What’s more, the for-profit business culture that Amazon enacts “favors efficient design aimed at maximizing short-term returns,” said Kirschenmann.
This dictates a specific type of structured design, which sociologist Charles Perrow calls “complex tightly coupled systems.” Both monopolies and monocultures exemplify the use of complex tight coupling. In contrast, local and regional agricultural models, which sustainability experts consider more resilient, function as what Perrow calls “uncoupled systems.”
According to Perrow’s decades of research, the tightly coupled design is inherently more risk-prone, especially when not moderated by counter forces, such as regulations. So, what are the risks of an unmoderated use of the tightly coupled model?
Perrow, an emeritus professor in sociology at Yale, cautions that without regulation, “we get the concentration not just of economic power but … vulnerabilities in parts of our critical infrastructure, such as the Internet, electric power, transportation, and agriculture.”
A major rationale for building local and regional food systems is that they enhance food security and resilience. The unpredictability and changes in the food system are easier to manage in smaller-scale, local relationships, because the person-to-person (or person-to-local-buyer) dynamic is relationship-based and therefore inherently more flexible, forgiving and adaptive than a contract between a farmer whose fields have flooded due to higher impact hurricanes and a multinational corporation.

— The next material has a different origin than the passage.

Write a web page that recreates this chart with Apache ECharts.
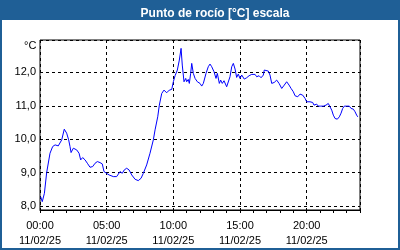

Community Sponsored Agriculture (CSA), a signature food movement initiative, represents a decoupled and interdependent system that enlists customers to help farmers. Locals share the farmer’s risks by helping to cover costs for the next growing season and collecting their boxes of veggies in season. This strategy supports the growth of organic farms and builds vibrant communities.
Unfortunately, the CSA model is 180 degrees from the Amazon-style business deal, which engenders a double bind: If sellers reject an unfavorable deal, they can’t sell products. But if sellers accept deals on poor terms, they may undergo financial hardship.

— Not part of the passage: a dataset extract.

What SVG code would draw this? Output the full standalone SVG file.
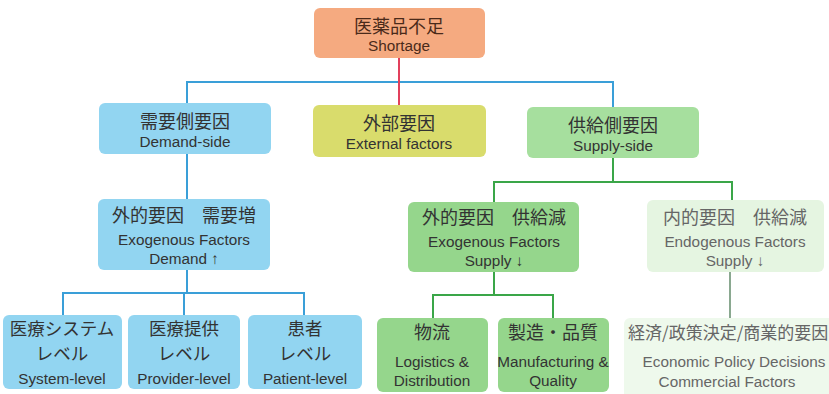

This sort of relationship typifies what Perrow calls “dependencies” in his book, The Next Catastrophe: Reducing Our Vulnerabilities to Natural, Industrial, and Terrorist Disasters. “Many dependencies can and should be avoided, and instead we should reorganize to maximize the values of interdependency,” he writes. “In some notable cases, this increases economic efficiency as well as reducing vulnerabilities.”
A farmer who sells to multiple outlets is functioning interdependently. This contrasts with a farmer who is entirely dependent on sales to one company.

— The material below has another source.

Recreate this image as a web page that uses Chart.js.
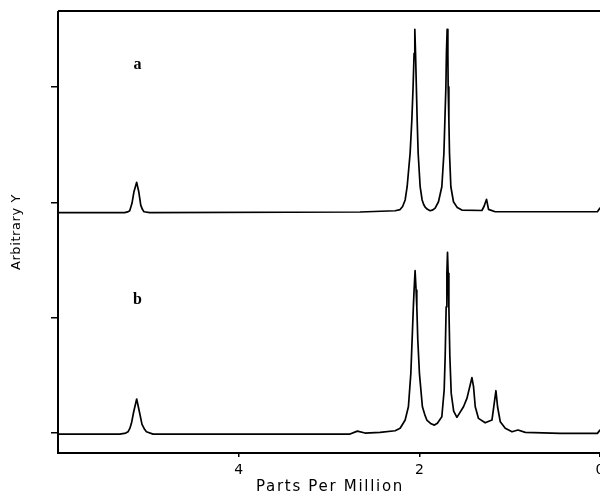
<!DOCTYPE html>
<html>
<head>
<meta charset="utf-8">
<script src="https://cdn.jsdelivr.net/npm/chart.js@4/dist/chart.umd.min.js"></script>
<style>
  html, body { margin: 0; padding: 0; background: #fff; overflow: hidden; }
  #wrap { width: 640px; height: 494px; }
</style>
</head>
<body>
<div id="wrap"><canvas id="nmr"></canvas></div>
<script>
// spectrum a (upper trace)
const aPpm = [6.0, 5.262, 5.23, 5.206, 5.181, 5.159, 5.129, 5.106, 5.084, 5.066, 5.048, 4.984,
  2.656, 2.268, 2.213, 2.185, 2.157, 2.135, 2.102, 2.083, 2.069, 2.058, 2.050, 2.042, 2.033,
  2.024, 2.013, 1.991, 1.969, 1.952, 1.936, 1.91, 1.880, 1.85, 1.825, 1.788, 1.751, 1.728,
  1.717, 1.706, 1.700, 1.692, 1.684, 1.681, 1.673, 1.666, 1.651, 1.622, 1.58, 1.529, 1.307,
  1.282, 1.256, 1.234, 1.160, 0.029, 0.0];
const aY = [1.912, 1.912, 1.918, 1.928, 1.992, 2.093, 2.174, 2.093, 1.977, 1.94, 1.919, 1.911,
  1.917, 1.928, 1.938, 1.965, 2.021, 2.136, 2.426, 2.715, 3.003, 3.293, 3.501, 3.293, 3.003,
  2.715, 2.426, 2.136, 2.021, 1.982, 1.960, 1.94, 1.928, 1.935, 1.951, 2.006, 2.136, 2.426,
  2.715, 3.003, 3.293, 3.501, 3.293, 3.003, 2.715, 2.426, 2.136, 2.006, 1.955, 1.934, 1.930,
  1.969, 2.027, 1.940, 1.919, 1.919, 1.951];

// spectrum b (lower trace)
const bPpm = [6.0, 5.316, 5.25, 5.225, 5.205, 5.187, 5.162, 5.129, 5.099, 5.070, 5.04, 5.021,
  4.948, 3.322, 2.767, 2.686, 2.601, 2.435, 2.268, 2.213, 2.19, 2.157, 2.121, 2.094, 2.080,
  2.066, 2.058, 2.047, 2.036, 2.028, 2.017, 1.999, 1.966, 1.94, 1.917, 1.87, 1.833, 1.80,
  1.751, 1.725, 1.714, 1.703, 1.695, 1.688, 1.681, 1.673, 1.662, 1.647, 1.62, 1.584, 1.511,
  1.473, 1.418, 1.400, 1.381, 1.345, 1.271, 1.196, 1.171, 1.152, 1.134, 1.104, 1.049, 0.974,
  0.908, 0.827, 0.439, 0.029, 0.0];
const bY = [-0.01, -0.01, 0.0, 0.011, 0.04, 0.084, 0.185, 0.295, 0.185, 0.075, 0.03, 0.011,
  -0.009, -0.009, -0.009, 0.017, 0.0, 0.006, 0.020, 0.041, 0.07, 0.113, 0.228, 0.518, 0.807,
  1.095, 1.240, 1.408, 1.240, 1.095, 0.807, 0.518, 0.228, 0.16, 0.113, 0.08, 0.069, 0.085,
  0.141, 0.373, 0.662, 1.095, 1.385, 1.567, 1.385, 1.095, 0.662, 0.344, 0.19, 0.136, 0.228,
  0.301, 0.480, 0.402, 0.228, 0.127, 0.089, 0.113, 0.258, 0.367, 0.228, 0.098, 0.041, 0.011,
  0.026, 0.006, -0.003, -0.003, 0.026];

const xTicks = [4, 2, 0];
const yTicks = [0, 1, 2, 3];
const traceNames = ['a', 'b'];
const namePpm = [5.12, 5.12];
const nameY = [3.19, 1.153];

const toPoints = (xs, ys) => xs.map((x, i) => ({ x: x, y: ys[i] }));

// frame round the plot area, axis titles (spaced out like the plotter font) and a / b labels
const framePlugin = {
  id: 'frame',
  afterDraw(chart) {
    const { ctx, chartArea: ca, scales } = chart;
    ctx.save();
    ctx.strokeStyle = '#000';
    ctx.lineWidth = 2;
    ctx.beginPath();
    ctx.moveTo(ca.left, ca.top);
    ctx.lineTo(ca.right, ca.top);
    ctx.moveTo(ca.left, ca.top);
    ctx.lineTo(ca.left, ca.bottom);
    ctx.lineTo(ca.right, ca.bottom);
    ctx.stroke();

    ctx.fillStyle = '#000';
    ctx.textAlign = 'center';
    ctx.textBaseline = 'middle';

    ctx.font = '15px "DejaVu Sans"';
    ctx.letterSpacing = '1.7px';
    ctx.fillText('Parts Per Million', (ca.left + ca.right) / 2 + 1, 487);

    ctx.save();
    ctx.font = '13px "DejaVu Sans"';
    ctx.letterSpacing = '0.6px';
    ctx.translate(17, (ca.top + ca.bottom) / 2);
    ctx.rotate(-Math.PI / 2);
    ctx.fillText('Arbitrary Y', 0, 0);
    ctx.restore();

    ctx.letterSpacing = '0px';
    ctx.font = 'bold 16px "Liberation Serif"';
    traceNames.forEach((t, i) => {
      ctx.fillText(t, scales.x.getPixelForValue(namePpm[i]), scales.y.getPixelForValue(nameY[i]));
    });
    ctx.restore();
  }
};

new Chart(document.getElementById('nmr'), {
  type: 'line',
  data: {
    datasets: [
      { label: 'a', data: toPoints(aPpm, aY) },
      { label: 'b', data: toPoints(bPpm, bY) }
    ]
  },
  options: {
    responsive: true,
    maintainAspectRatio: false,
    animation: false,
    parsing: false,
    layout: { padding: { top: 11, right: 40, left: 0, bottom: 0 } },
    elements: {
      line: {
        borderColor: '#000', borderWidth: 1.7, tension: 0, fill: false,
        borderJoinStyle: 'round', borderCapStyle: 'round'
      },
      point: { radius: 0 }
    },
    plugins: {
      legend: { display: false },
      tooltip: { enabled: false }
    },
    scales: {
      x: {
        type: 'linear',
        reverse: true,
        min: 0,
        max: 6,
        afterBuildTicks: s => { s.ticks = xTicks.map(v => ({ value: v })); },
        afterFit: s => { s.height = 41; },
        grid: { drawOnChartArea: false, tickLength: 4, color: '#000', lineWidth: 1.5 },
        border: { display: false },
        ticks: { color: '#000', padding: 5, maxRotation: 0, font: { family: 'DejaVu Sans', size: 14 } },
        title: { display: false }
      },
      y: {
        type: 'linear',
        min: -0.173,
        max: 3.66,
        afterBuildTicks: s => { s.ticks = yTicks.map(v => ({ value: v })); },
        afterFit: s => { s.width = 58; },
        grid: { drawOnChartArea: false, tickLength: 7, color: '#000', lineWidth: 1.5 },
        border: { display: false },
        ticks: { display: false },
        title: { display: false }
      }
    }
  },
  plugins: [framePlugin]
});
</script>
</body>
</html>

“The old playbook is that you get labor and raw materials as cheaply as possible so that you can maximize the profits in your own business and externalize your environmental and social costs as much as possible,” said Kirschenmann. “If companies continue to operate by the old playbook, they are not going to be that successful in the future because they will no longer have thriving communities in which to do business.”
The old business playbook is also more vulnerable to catastrophe because a tightly coupled system is only as strong as its weakest link.
“The global food system in many parts of the world is no longer working because it’s dependent on cheap energy. We are simply not going to have the cheap fossil fuels that sustained an industrial food system,” said Kirschenmann.
Yet Amazon’s model is based on using cheap fuels to sort, pack and ship goods long distances.
“Now they are centrally managed and operating on a large scale. They could potentially re-design themselves to operate as a bioregional system,” said Kirschenmann. “But it’s hard to imagine.”